Durante as críticas à Janja, Cantanhêde relembrou outras primeiras-damas do Brasil e a comparou com Ruth Cardoso, esposa de Fernando Henrique Cardoso. “Um bom exemplo de primeira-dama foi a Ruth Cardoso, que, como a Janja, tinha brilho próprio, era professora universitária, uma mulher super-respeitada na área dela e cuidou da Comunidade Solidária, mas ela não tinha protagonismo, não tinha voz nas decisões políticas, se tinha, era a quatro chaves, dentro do quarto do casal”, acrescentou.

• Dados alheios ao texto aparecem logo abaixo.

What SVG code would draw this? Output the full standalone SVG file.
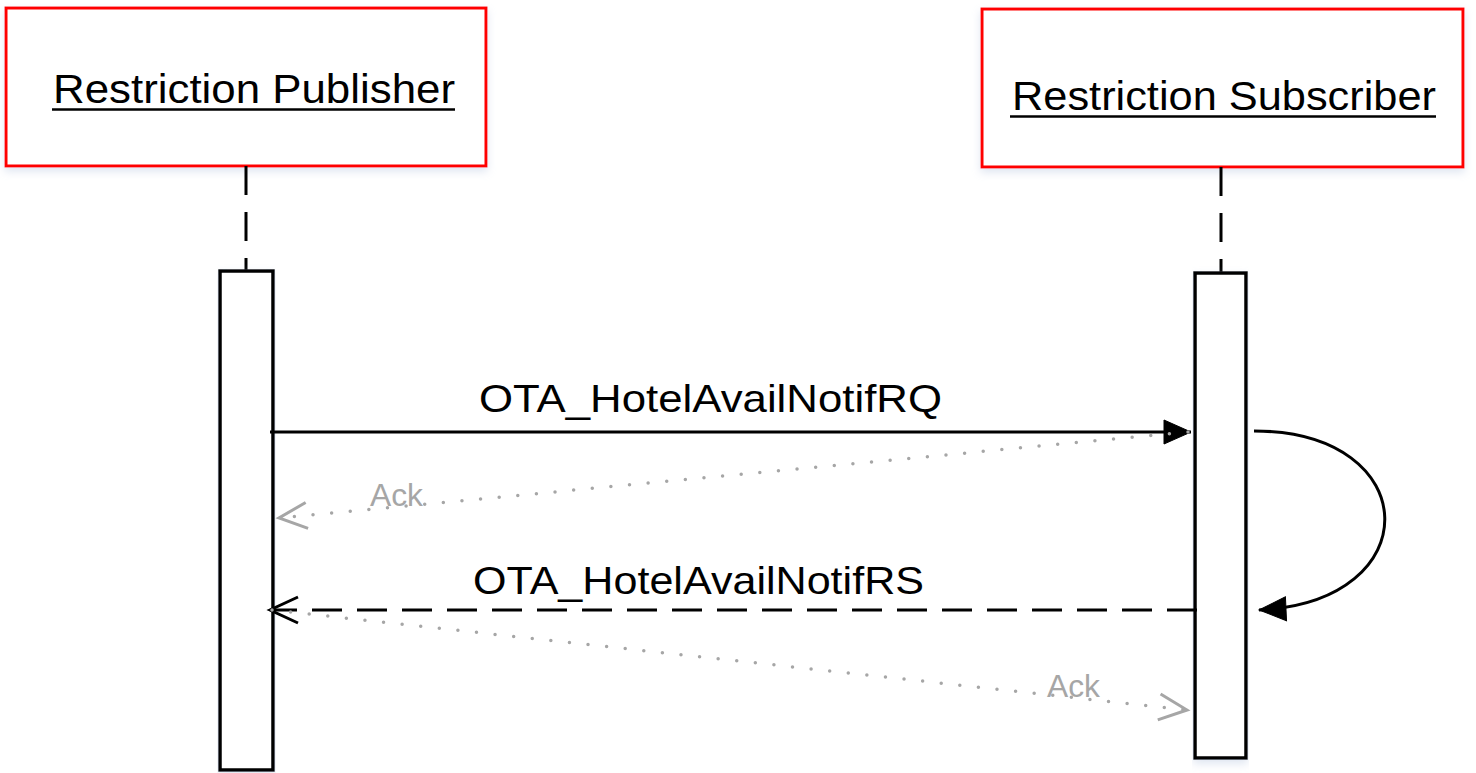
<svg xmlns="http://www.w3.org/2000/svg" width="1476" height="773" viewBox="0 0 1476 773">
  <style>
    .hdr { fill: #ffffff; stroke: #ff0000; stroke-width: 3; }
    .act { fill: #ffffff; stroke: #000000; stroke-width: 3.5; }
    .life { stroke: #000000; stroke-width: 3; stroke-dasharray: 29 17; fill: none; }
    .title { font-family: "Liberation Sans", Arial, sans-serif; font-size: 41px; fill: #000000; }
    .msg { font-family: "Liberation Sans", Arial, sans-serif; font-size: 39px; fill: #000000; }
    .ack { font-family: "Liberation Sans", Arial, sans-serif; font-size: 31px; fill: #a6a6a6; }
    .uline { stroke: #000000; stroke-width: 2.5; }
    .solid { stroke: #000000; stroke-width: 3; fill: none; }
    .dash { stroke: #000000; stroke-width: 3; fill: none; stroke-dasharray: 30 15; }
    .dot { stroke: #a6a6a6; stroke-width: 3.5; fill: none; stroke-dasharray: 0 18.7; stroke-linecap: round; }
  </style>
  <defs>
    <filter id="sh" x="-5%" y="-5%" width="110%" height="115%">
      <feDropShadow dx="0" dy="4" stdDeviation="4" flood-color="#b8c6e0" flood-opacity="0.45"/>
    </filter>
    <marker id="fill" markerUnits="userSpaceOnUse" viewBox="-28 -13 30 26" markerWidth="30" markerHeight="26" refX="0" refY="0" orient="auto" overflow="visible">
      <path d="M-27,-12 L0,0 L-27,12 Z" fill="#000000" stroke="#000000" stroke-width="1" stroke-linejoin="miter"/>
    </marker>
    <marker id="open" markerUnits="userSpaceOnUse" viewBox="-30 -15 32 30" markerWidth="32" markerHeight="30" refX="0" refY="0" orient="auto" overflow="visible">
      <path d="M-28,-13 L0,0 L-28,13" fill="none" stroke="#000000" stroke-width="3" stroke-dasharray="none"/>
    </marker>
    <marker id="openg" markerUnits="userSpaceOnUse" viewBox="-30 -15 32 30" markerWidth="32" markerHeight="30" refX="0" refY="0" orient="auto" overflow="visible">
      <path d="M-28,-13 L0,0 L-28,13" fill="none" stroke="#a6a6a6" stroke-width="3" stroke-dasharray="none"/>
    </marker>
  </defs>
  <rect width="1476" height="773" fill="#ffffff"/>

  <g id="publisher">
    <rect class="hdr" x="6" y="8" width="480" height="158" filter="url(#sh)"/>
    <text class="title" x="53" y="103" textLength="402" lengthAdjust="spacingAndGlyphs">Restriction Publisher</text>
    <line class="uline" x1="52" y1="109.5" x2="455" y2="109.5"/>
    <line class="life" x1="246" y1="166" x2="246" y2="271"/>
    <rect class="act" x="220" y="271" width="53" height="499" filter="url(#sh)"/>
  </g>

  <g id="subscriber">
    <rect class="hdr" x="982" y="9" width="481" height="158" filter="url(#sh)"/>
    <text class="title" x="1012" y="110" textLength="424" lengthAdjust="spacingAndGlyphs">Restriction Subscriber</text>
    <line class="uline" x1="1010" y1="116.5" x2="1436" y2="116.5"/>
    <line class="life" x1="1221" y1="167" x2="1221" y2="273"/>
    <rect class="act" x="1195" y="273" width="51" height="485" filter="url(#sh)"/>
  </g>

  <g id="connectors">
    <line class="solid" x1="270" y1="432" x2="1191" y2="432" marker-end="url(#fill)"/>
    <text class="msg" x="479" y="412" textLength="463" lengthAdjust="spacingAndGlyphs">OTA_HotelAvailNotifRQ</text>

    <line class="dot" x1="1188" y1="432" x2="279" y2="518" marker-end="url(#openg)"/>
    <text class="ack" x="370" y="506" textLength="53" lengthAdjust="spacingAndGlyphs">Ack</text>

    <path class="solid" d="M1254,431 C1425,431 1430,602 1259,610" marker-end="url(#fill)"/>

    <line class="dash" x1="1197" y1="610" x2="270" y2="610" marker-end="url(#open)"/>
    <text class="msg" x="473" y="594" textLength="451" lengthAdjust="spacingAndGlyphs">OTA_HotelAvailNotifRS</text>

    <line class="dot" x1="272" y1="610" x2="1187" y2="710" marker-end="url(#openg)"/>
    <text class="ack" x="1047" y="697" textLength="53" lengthAdjust="spacingAndGlyphs">Ack</text>
  </g>
</svg>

Eliane Cantanhêde citou outras 3 primeiras-damas:
- Yolanda Costa e Silva (1907-1991), esposa de Costa e Silva (1899-1969), descrita como “super maquiada, super artificial”;
- Lucy Geisel (1917-2000), esposa de Ernesto Geisel (1907-1966), caracterizada como “muito discreta, dona de casa”;
- Rosane Collor, ex-mulher de Fernando Collor, lembrada por “jogar aliança fora, causar confusões e fazer coisas religiosas meio estranhas na casa da Dinda”.
Para a imprensa retrógrada, é necessário lembrar que o lugar de meninas jovens e mulheres é onde quiserem. Para a sociedade, é preciso relembrar a filósofa Simone de Beauvoir (1908-1986), que havia bem dito “o opressor não seria tão forte se não tivesse cúmplices entre os próprios oprimidos”.